Toyota could change the overall look of its next-generation Prius in order to widen the appeal of the hybrid, a new report finds. The Prius has maintained a wedge-like shape since the second-generation of the car debuted in 2003.
"There's an undercurrent among most people that they're ready for a new Prius look," Chris Hostetter, Toyota's U.S. group vice president for strategic planning, told Bloomberg. "Maybe our architecture has been a little bit similar for the last two generations."
Changing the Prius' iconic shape could be a major risk for Toyota. Part of the Prius' allure is that its unique wedge shape immediately identifies the car as a hybrid, which has been an important part of its sales success.
Through the first nine months of the year Toyota has sold more than 690,000 units of the Prius (including the standard Prius, the larger Prius v, the compact Prius c and the Prius plug-in) worldwide, smashing the car's full-year sales record. The Prius' best sales year to date was in 2010 when Toyota sold 509,399 units of the Prius.

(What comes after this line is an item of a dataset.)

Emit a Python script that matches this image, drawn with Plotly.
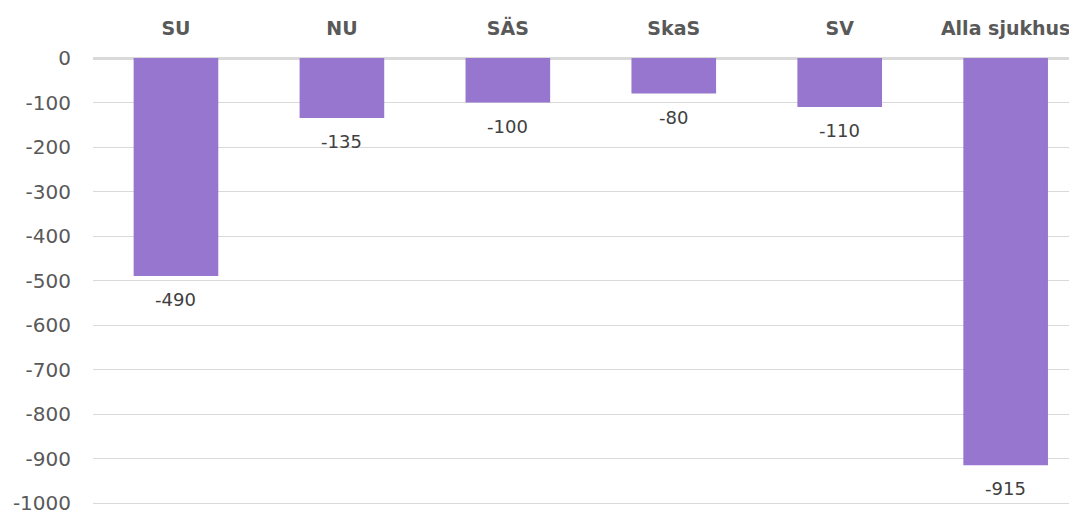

However, Toyota believes there are even more sales to be had if Prius is given a more broad appealing look. Toyota is still reviewing clay models of the next-gen car, but the final product promises to be much different than today's Prius.
"We are emboldened to make a much different, much better Prius," Hostetter said. "The consequences of that so far have been, I would say, dramatic."
And, thanks to a recent push by Toyota president Akio Toyoda, Hostetter says the next-generation Prius will boast better driving "dynamics." Akio has made it a priority to make all Toyota vehicles more exciting to drive.
There is no official word on when the next-generation Prius will bow, but Hostetter says the car will arrive in "a little more than a year."